### What you need to do
Separate out the lines that hold "code".

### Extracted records
## START

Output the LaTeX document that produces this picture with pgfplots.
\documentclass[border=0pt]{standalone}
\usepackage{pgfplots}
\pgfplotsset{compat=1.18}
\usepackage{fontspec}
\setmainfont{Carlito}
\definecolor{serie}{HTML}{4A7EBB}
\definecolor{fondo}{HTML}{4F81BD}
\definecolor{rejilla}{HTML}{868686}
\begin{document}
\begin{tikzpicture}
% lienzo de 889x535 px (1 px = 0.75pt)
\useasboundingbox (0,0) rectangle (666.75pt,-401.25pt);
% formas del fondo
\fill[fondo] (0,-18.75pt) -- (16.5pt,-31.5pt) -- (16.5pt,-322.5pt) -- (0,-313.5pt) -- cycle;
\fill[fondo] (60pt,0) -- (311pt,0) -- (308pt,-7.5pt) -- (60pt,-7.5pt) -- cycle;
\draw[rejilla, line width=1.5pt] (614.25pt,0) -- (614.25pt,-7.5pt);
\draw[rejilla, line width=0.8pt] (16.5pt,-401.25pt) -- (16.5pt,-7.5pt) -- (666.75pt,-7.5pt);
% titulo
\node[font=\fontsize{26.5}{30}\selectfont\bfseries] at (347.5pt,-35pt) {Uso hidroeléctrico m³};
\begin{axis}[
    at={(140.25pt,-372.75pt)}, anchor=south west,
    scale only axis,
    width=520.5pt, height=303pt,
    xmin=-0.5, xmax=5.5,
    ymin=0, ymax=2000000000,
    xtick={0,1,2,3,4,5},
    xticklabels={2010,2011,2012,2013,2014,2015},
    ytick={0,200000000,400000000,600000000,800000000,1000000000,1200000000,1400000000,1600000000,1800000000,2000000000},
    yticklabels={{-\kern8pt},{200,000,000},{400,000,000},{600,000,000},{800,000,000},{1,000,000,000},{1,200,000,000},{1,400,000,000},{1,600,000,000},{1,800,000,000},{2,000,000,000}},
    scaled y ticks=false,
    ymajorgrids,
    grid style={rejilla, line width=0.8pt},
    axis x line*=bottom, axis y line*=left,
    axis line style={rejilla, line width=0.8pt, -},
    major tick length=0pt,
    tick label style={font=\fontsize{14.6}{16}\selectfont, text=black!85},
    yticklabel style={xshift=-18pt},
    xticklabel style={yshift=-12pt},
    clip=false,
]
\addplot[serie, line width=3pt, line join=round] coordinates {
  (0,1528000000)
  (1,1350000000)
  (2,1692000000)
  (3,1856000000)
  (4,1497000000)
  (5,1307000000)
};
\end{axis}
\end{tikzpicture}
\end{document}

## END
## START

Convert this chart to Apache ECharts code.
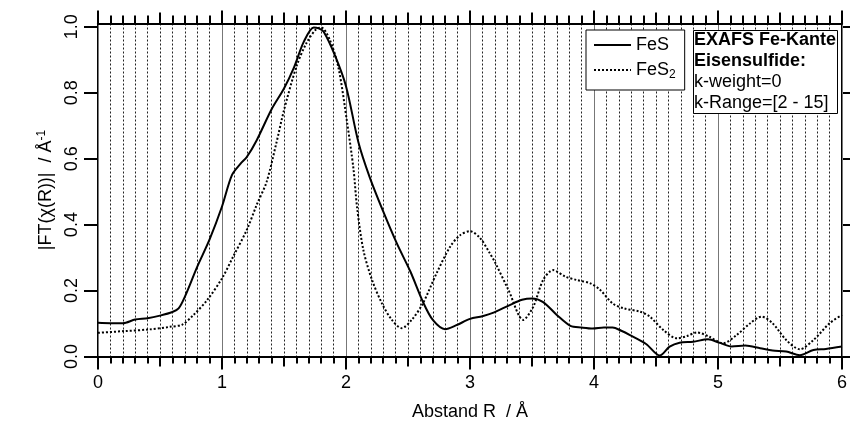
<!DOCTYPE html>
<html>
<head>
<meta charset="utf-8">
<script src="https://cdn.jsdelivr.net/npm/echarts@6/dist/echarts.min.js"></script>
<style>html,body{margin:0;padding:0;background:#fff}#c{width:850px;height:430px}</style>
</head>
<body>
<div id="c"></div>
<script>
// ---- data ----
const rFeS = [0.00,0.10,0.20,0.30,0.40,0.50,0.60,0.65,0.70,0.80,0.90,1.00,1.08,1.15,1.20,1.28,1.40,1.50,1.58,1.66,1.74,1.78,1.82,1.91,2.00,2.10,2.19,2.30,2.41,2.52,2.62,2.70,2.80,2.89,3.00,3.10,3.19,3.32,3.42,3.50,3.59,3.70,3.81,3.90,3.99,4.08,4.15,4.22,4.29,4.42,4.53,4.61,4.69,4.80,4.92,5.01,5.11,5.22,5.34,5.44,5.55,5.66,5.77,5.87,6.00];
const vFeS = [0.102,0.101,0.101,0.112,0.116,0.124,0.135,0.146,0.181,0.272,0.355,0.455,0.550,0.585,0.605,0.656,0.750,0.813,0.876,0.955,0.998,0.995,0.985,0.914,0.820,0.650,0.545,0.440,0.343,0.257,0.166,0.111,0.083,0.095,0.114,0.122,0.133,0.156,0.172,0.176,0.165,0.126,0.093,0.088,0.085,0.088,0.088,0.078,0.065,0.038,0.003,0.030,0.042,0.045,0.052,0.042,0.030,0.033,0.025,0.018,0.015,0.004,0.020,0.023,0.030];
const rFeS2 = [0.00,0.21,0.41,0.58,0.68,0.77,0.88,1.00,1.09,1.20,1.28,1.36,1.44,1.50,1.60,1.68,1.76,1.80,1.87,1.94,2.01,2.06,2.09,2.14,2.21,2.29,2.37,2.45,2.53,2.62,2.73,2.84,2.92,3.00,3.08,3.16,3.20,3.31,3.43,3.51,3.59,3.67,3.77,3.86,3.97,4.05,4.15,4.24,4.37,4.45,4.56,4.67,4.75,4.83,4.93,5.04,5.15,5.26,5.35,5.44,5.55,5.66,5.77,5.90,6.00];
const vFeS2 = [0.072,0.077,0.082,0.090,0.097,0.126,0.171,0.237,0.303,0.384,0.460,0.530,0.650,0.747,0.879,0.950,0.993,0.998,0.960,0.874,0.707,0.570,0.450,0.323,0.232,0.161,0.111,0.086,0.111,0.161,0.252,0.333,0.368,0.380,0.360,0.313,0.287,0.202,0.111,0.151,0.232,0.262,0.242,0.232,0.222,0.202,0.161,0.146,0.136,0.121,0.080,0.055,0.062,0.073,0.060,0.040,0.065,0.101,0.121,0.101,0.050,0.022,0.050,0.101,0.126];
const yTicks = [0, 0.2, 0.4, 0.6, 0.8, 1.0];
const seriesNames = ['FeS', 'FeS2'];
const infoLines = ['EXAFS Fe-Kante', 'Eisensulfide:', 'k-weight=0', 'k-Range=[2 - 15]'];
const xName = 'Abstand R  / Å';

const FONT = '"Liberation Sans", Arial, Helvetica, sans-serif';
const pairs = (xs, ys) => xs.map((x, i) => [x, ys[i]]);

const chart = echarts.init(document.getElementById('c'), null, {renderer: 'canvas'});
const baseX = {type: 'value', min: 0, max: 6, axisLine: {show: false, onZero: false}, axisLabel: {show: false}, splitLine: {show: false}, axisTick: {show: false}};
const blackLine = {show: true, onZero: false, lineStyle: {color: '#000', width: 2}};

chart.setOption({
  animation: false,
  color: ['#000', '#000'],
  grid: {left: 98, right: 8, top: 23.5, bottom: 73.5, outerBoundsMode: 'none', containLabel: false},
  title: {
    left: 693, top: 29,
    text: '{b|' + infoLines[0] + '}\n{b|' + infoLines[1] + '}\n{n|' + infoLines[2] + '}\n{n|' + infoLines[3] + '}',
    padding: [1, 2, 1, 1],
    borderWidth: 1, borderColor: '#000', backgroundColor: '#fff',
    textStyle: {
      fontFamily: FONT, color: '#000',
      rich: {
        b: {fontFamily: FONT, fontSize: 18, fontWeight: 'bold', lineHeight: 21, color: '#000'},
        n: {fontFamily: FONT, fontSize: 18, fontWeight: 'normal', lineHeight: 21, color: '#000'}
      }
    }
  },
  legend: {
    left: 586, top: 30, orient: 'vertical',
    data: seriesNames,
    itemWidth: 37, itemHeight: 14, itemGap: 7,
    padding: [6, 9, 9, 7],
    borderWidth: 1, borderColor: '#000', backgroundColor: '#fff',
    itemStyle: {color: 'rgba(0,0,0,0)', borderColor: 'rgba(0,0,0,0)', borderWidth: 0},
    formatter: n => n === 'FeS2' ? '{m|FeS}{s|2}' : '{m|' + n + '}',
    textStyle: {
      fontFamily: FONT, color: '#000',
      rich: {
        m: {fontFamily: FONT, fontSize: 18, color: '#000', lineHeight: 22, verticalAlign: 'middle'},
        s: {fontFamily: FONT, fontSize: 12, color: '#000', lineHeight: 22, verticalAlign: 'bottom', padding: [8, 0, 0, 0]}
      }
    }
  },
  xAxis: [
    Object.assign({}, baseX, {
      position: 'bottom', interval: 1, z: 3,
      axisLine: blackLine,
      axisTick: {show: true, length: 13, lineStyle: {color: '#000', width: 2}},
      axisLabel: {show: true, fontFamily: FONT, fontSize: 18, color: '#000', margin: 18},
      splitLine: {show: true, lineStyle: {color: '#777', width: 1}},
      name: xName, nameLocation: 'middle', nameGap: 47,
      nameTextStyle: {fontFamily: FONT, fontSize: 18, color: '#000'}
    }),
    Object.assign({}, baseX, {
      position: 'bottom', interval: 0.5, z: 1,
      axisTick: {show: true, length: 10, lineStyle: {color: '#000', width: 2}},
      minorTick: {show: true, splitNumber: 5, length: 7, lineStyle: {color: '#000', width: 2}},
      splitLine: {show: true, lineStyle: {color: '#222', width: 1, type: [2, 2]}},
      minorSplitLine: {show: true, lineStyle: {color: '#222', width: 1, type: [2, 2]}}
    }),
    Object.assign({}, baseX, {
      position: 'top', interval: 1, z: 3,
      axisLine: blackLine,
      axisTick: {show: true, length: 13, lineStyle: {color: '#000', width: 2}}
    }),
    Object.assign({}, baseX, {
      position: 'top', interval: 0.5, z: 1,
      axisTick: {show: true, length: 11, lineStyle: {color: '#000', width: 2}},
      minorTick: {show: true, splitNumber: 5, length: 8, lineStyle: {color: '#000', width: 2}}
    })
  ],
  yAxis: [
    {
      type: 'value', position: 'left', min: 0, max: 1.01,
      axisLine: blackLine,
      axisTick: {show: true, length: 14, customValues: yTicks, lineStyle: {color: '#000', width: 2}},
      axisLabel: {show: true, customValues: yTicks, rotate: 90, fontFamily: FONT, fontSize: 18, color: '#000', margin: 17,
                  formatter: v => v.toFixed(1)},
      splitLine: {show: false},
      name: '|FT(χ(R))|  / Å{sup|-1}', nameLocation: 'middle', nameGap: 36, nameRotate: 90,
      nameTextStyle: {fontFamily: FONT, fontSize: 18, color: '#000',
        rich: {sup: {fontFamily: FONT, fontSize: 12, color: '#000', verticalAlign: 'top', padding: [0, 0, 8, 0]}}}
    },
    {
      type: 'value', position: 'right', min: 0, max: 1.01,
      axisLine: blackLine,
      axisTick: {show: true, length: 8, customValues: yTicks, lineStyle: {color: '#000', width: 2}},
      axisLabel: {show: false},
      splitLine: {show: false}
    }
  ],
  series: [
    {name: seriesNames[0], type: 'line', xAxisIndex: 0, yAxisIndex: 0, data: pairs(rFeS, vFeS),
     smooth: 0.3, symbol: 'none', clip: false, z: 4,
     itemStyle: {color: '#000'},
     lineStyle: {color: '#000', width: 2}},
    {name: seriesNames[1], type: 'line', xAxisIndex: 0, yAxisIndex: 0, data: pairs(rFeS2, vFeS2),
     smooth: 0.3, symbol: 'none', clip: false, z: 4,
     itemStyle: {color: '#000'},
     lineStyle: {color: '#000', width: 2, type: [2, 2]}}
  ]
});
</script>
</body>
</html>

## END
## START

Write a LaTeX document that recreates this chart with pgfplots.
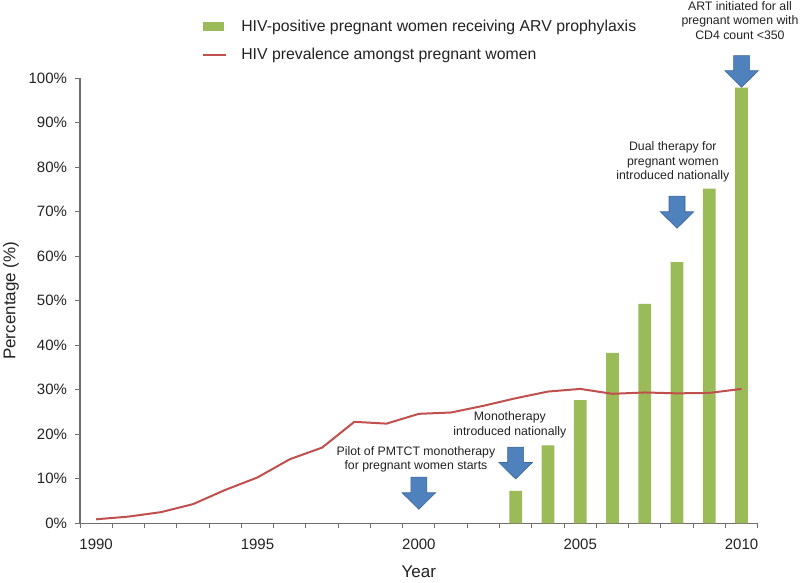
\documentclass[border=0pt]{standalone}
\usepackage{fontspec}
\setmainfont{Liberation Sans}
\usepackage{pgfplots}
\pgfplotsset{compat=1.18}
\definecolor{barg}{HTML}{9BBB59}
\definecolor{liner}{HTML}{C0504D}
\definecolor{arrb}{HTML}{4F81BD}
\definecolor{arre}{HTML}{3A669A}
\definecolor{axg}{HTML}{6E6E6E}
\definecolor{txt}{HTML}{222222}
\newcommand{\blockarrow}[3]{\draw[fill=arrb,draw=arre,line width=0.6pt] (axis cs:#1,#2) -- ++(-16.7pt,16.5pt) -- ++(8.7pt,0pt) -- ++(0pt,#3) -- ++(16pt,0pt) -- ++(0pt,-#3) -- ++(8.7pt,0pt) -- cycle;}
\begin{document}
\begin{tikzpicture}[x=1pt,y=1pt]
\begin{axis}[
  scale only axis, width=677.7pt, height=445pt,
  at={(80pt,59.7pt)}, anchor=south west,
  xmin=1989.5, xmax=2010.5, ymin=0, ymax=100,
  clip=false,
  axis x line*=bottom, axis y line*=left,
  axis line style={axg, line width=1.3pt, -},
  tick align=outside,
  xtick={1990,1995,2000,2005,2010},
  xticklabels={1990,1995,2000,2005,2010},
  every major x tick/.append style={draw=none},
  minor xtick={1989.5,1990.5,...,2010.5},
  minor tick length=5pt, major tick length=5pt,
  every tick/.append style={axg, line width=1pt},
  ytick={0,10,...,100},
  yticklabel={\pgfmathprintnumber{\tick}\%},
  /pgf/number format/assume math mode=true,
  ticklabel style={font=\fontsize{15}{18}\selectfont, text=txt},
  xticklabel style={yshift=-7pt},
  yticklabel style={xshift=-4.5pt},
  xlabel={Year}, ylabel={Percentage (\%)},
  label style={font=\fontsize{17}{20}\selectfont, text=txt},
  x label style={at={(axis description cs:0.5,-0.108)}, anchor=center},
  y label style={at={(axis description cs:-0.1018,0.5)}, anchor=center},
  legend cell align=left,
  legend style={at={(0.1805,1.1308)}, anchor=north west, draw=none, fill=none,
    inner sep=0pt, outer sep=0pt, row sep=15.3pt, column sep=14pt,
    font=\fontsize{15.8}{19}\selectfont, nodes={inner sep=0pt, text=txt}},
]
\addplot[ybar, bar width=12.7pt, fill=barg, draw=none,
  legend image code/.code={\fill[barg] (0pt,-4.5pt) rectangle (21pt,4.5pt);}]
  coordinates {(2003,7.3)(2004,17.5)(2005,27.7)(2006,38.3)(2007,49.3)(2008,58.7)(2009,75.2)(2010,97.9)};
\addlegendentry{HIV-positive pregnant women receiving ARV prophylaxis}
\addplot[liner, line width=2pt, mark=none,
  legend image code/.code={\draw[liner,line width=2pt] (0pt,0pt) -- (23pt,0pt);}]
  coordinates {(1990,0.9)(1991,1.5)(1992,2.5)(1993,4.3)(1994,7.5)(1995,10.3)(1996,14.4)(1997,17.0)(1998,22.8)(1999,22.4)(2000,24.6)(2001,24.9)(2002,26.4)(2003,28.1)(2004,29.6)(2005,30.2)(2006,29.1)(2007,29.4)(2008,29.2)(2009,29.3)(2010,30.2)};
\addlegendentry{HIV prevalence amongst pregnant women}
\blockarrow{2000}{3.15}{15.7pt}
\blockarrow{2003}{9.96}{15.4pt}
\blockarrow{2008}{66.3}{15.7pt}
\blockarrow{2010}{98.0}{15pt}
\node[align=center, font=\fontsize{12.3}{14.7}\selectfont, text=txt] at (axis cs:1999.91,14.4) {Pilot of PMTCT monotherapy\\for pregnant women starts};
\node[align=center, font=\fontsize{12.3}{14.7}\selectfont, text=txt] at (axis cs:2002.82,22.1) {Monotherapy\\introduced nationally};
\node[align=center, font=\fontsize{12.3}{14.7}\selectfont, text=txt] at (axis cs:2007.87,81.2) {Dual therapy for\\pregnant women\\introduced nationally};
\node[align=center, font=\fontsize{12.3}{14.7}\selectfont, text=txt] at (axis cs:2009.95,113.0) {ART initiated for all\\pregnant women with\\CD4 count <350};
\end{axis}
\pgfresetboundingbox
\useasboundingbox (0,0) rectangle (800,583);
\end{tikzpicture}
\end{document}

## END

### Written solution
Convert this chart to Apache ECharts code.
  legend image code/.code={\fill[barg] (0pt,-4.5pt) rectangle (21pt,4.5pt);}]
  legend image code/.code={\draw[liner,line width=2pt] (0pt,0pt) -- (23pt,0pt);}]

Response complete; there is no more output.